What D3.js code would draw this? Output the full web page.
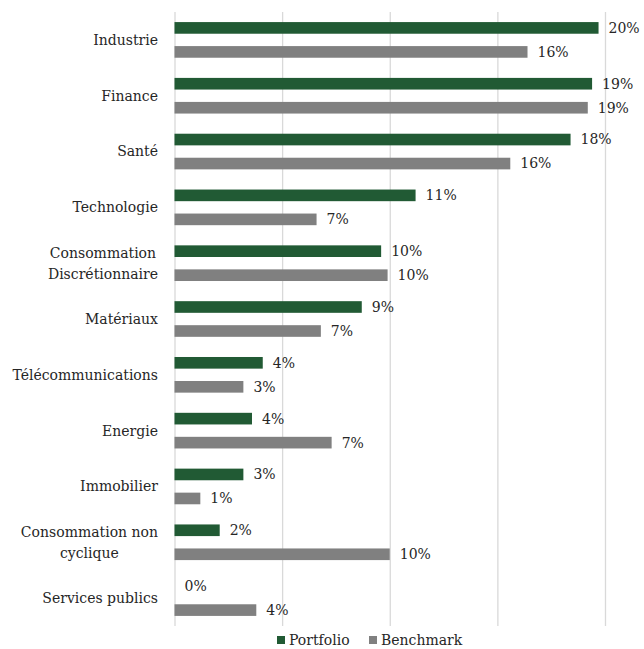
<!DOCTYPE html>
<html>
<head>
<meta charset="utf-8">
<script src="https://cdn.jsdelivr.net/npm/d3@7"></script>
<style>
  body { margin: 0; background: #fff; }
  svg text { font-family: 'DejaVu Serif', serif; fill: #262626; }
</style>
</head>
<body>
<svg class="barChart"></svg>
<script>
(function () {
  'use strict';

  // data, in percent
  var categories = ['Industrie', 'Finance', 'Santé', 'Technologie', 'Consommation\nDiscrétionnaire',
    'Matériaux', 'Télécommunications', 'Energie', 'Immobilier', 'Consommation non\ncyclique', 'Services publics'];
  var portfolio = [19.7, 19.4, 18.4, 11.2, 9.6, 8.7, 4.1, 3.6, 3.2, 2.1, 0];
  var benchmark = [16.4, 19.2, 15.6, 6.6, 9.9, 6.8, 3.2, 7.3, 1.2, 10.0, 3.8];
  var seriesNames = ['Portfolio', 'Benchmark'];
  var gridTicks = [0, 5, 10, 15, 20];

  var colors = { Portfolio: '#215a34', Benchmark: '#808080' };

  var W = 644, H = 649;
  var margin = { top: 12, right: 39, bottom: 23, left: 174.5 };
  var width = W - margin.left - margin.right;
  var height = H - margin.top - margin.bottom;
  var fontSize = 14;

  var rows = categories.map(function (c, i) {
    return { cat: c, Portfolio: portfolio[i], Benchmark: benchmark[i] };
  });

  var svg = d3.select('.barChart')
    .attr('width', W)
    .attr('height', H);

  var g = svg.append('g')
    .attr('transform', 'translate(' + margin.left + ',' + margin.top + ')');

  var x = d3.scaleLinear().domain([0, 20]).range([0, width]);
  var y = d3.scaleBand().domain(categories).range([0, height]);
  var y2 = d3.scaleBand().domain(seriesNames).range([0, y.bandwidth()])
    .paddingInner(0.515).paddingOuter(0.42);

  // gridlines
  var grid = g.append('g')
    .call(d3.axisBottom(x).tickValues(gridTicks).tickSize(height).tickFormat(''));
  grid.select('.domain').remove();
  grid.selectAll('line').attr('stroke', '#d9d9d9').attr('stroke-width', 1.3);

  // bars
  var groups = g.selectAll('.grp')
    .data(rows)
    .enter()
    .append('g')
    .attr('class', 'grp')
    .attr('transform', function (d) { return 'translate(0,' + y(d.cat) + ')'; });

  groups.selectAll('rect')
    .data(function (d) { return seriesNames.map(function (k) { return { key: k, value: d[k] }; }); })
    .enter()
    .append('rect')
    .attr('x', x(0))
    .attr('y', function (d) { return y2(d.key); })
    .attr('width', function (d) { return x(d.value) - x(0); })
    .attr('height', y2.bandwidth())
    .attr('fill', function (d) { return colors[d.key]; });

  groups.selectAll('.val')
    .data(function (d) { return seriesNames.map(function (k) { return { key: k, value: d[k] }; }); })
    .enter()
    .append('text')
    .attr('class', 'val')
    .attr('x', function (d) { return x(d.value) + 10; })
    .attr('y', function (d) { return y2(d.key) + y2.bandwidth() / 2; })
    .attr('dy', '0.35em')
    .style('font-size', fontSize + 'px')
    .text(function (d) { return Math.round(d.value) + '%'; });

  // category labels (multi-line ones centred on each other, block right-aligned)
  var lineH = 21;
  rows.forEach(function (d) {
    var lines = d.cat.split('\n');
    var cy = margin.top + y(d.cat) + y.bandwidth() / 2;
    var t = svg.append('text')
      .style('font-size', fontSize + 'px')
      .attr('text-anchor', 'middle');
    lines.forEach(function (ln, i) {
      t.append('tspan')
        .attr('y', cy + (i - (lines.length - 1) / 2) * lineH)
        .attr('dy', '0.35em')
        .text(ln);
    });
    var maxW = 0;
    t.selectAll('tspan').each(function () {
      maxW = Math.max(maxW, this.getComputedTextLength());
    });
    t.selectAll('tspan').attr('x', 158 - maxW / 2);
  });

  // legend
  var legend = svg.append('g').attr('transform', 'translate(0,' + (H - 5) + ')');
  var lx = [277, 369];
  seriesNames.forEach(function (k, i) {
    legend.append('rect')
      .attr('x', lx[i]).attr('y', -8)
      .attr('width', 8).attr('height', 8)
      .attr('fill', colors[k]);
    legend.append('text')
      .attr('x', lx[i] + 12).attr('y', -4)
      .attr('dy', '0.35em')
      .style('font-size', fontSize + 'px')
      .text(k);
  });
}());
</script>
</body>
</html>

==========

- _Task brief_
Quote the data above in full and without alteration; skip the pictures.

- _Complete output_
What D3.js code would draw this? Output the full web page.
<!DOCTYPE html>
<html>
<head>
<meta charset="utf-8">
<script src="https://cdn.jsdelivr.net/npm/d3@7"></script>
<style>
  body { margin: 0; background: #fff; }
  svg text { font-family: 'DejaVu Serif', serif; fill: #262626; }
</style>
</head>
<body>
<svg class="barChart"></svg>
<script>
(function () {
  'use strict';

  // data, in percent
  var categories = ['Industrie', 'Finance', 'Santé', 'Technologie', 'Consommation\nDiscrétionnaire',
    'Matériaux', 'Télécommunications', 'Energie', 'Immobilier', 'Consommation non\ncyclique', 'Services publics'];
  var portfolio = [19.7, 19.4, 18.4, 11.2, 9.6, 8.7, 4.1, 3.6, 3.2, 2.1, 0];
  var benchmark = [16.4, 19.2, 15.6, 6.6, 9.9, 6.8, 3.2, 7.3, 1.2, 10.0, 3.8];
  var seriesNames = ['Portfolio', 'Benchmark'];
  var gridTicks = [0, 5, 10, 15, 20];

  var colors = { Portfolio: '#215a34', Benchmark: '#808080' };

  var W = 644, H = 649;
  var margin = { top: 12, right: 39, bottom: 23, left: 174.5 };
  var width = W - margin.left - margin.right;
  var height = H - margin.top - margin.bottom;
  var fontSize = 14;

  var rows = categories.map(function (c, i) {
    return { cat: c, Portfolio: portfolio[i], Benchmark: benchmark[i] };
  });

  var svg = d3.select('.barChart')
    .attr('width', W)
    .attr('height', H);

  var g = svg.append('g')
    .attr('transform', 'translate(' + margin.left + ',' + margin.top + ')');

  var x = d3.scaleLinear().domain([0, 20]).range([0, width]);
  var y = d3.scaleBand().domain(categories).range([0, height]);
  var y2 = d3.scaleBand().domain(seriesNames).range([0, y.bandwidth()])
    .paddingInner(0.515).paddingOuter(0.42);

  // gridlines
  var grid = g.append('g')
    .call(d3.axisBottom(x).tickValues(gridTicks).tickSize(height).tickFormat(''));
  grid.select('.domain').remove();
  grid.selectAll('line').attr('stroke', '#d9d9d9').attr('stroke-width', 1.3);

  // bars
  var groups = g.selectAll('.grp')
    .data(rows)
    .enter()
    .append('g')
    .attr('class', 'grp')
    .attr('transform', function (d) { return 'translate(0,' + y(d.cat) + ')'; });

  groups.selectAll('rect')
    .data(function (d) { return seriesNames.map(function (k) { return { key: k, value: d[k] }; }); })
    .enter()
    .append('rect')
    .attr('x', x(0))
    .attr('y', function (d) { return y2(d.key); })
    .attr('width', function (d) { return x(d.value) - x(0); })
    .attr('height', y2.bandwidth())
    .attr('fill', function (d) { return colors[d.key]; });

  groups.selectAll('.val')
    .data(function (d) { return seriesNames.map(function (k) { return { key: k, value: d[k] }; }); })
    .enter()
    .append('text')
    .attr('class', 'val')
    .attr('x', function (d) { return x(d.value) + 10; })
    .attr('y', function (d) { return y2(d.key) + y2.bandwidth() / 2; })
    .attr('dy', '0.35em')
    .style('font-size', fontSize + 'px')
    .text(function (d) { return Math.round(d.value) + '%'; });

  // category labels (multi-line ones centred on each other, block right-aligned)
  var lineH = 21;
  rows.forEach(function (d) {
    var lines = d.cat.split('\n');
    var cy = margin.top + y(d.cat) + y.bandwidth() / 2;
    var t = svg.append('text')
      .style('font-size', fontSize + 'px')
      .attr('text-anchor', 'middle');
    lines.forEach(function (ln, i) {
      t.append('tspan')
        .attr('y', cy + (i - (lines.length - 1) / 2) * lineH)
        .attr('dy', '0.35em')
        .text(ln);
    });
    var maxW = 0;
    t.selectAll('tspan').each(function () {
      maxW = Math.max(maxW, this.getComputedTextLength());
    });
    t.selectAll('tspan').attr('x', 158 - maxW / 2);
  });

  // legend
  var legend = svg.append('g').attr('transform', 'translate(0,' + (H - 5) + ')');
  var lx = [277, 369];
  seriesNames.forEach(function (k, i) {
    legend.append('rect')
      .attr('x', lx[i]).attr('y', -8)
      .attr('width', 8).attr('height', 8)
      .attr('fill', colors[k]);
    legend.append('text')
      .attr('x', lx[i] + 12).attr('y', -4)
      .attr('dy', '0.35em')
      .style('font-size', fontSize + 'px')
      .text(k);
  });
}());
</script>
</body>
</html>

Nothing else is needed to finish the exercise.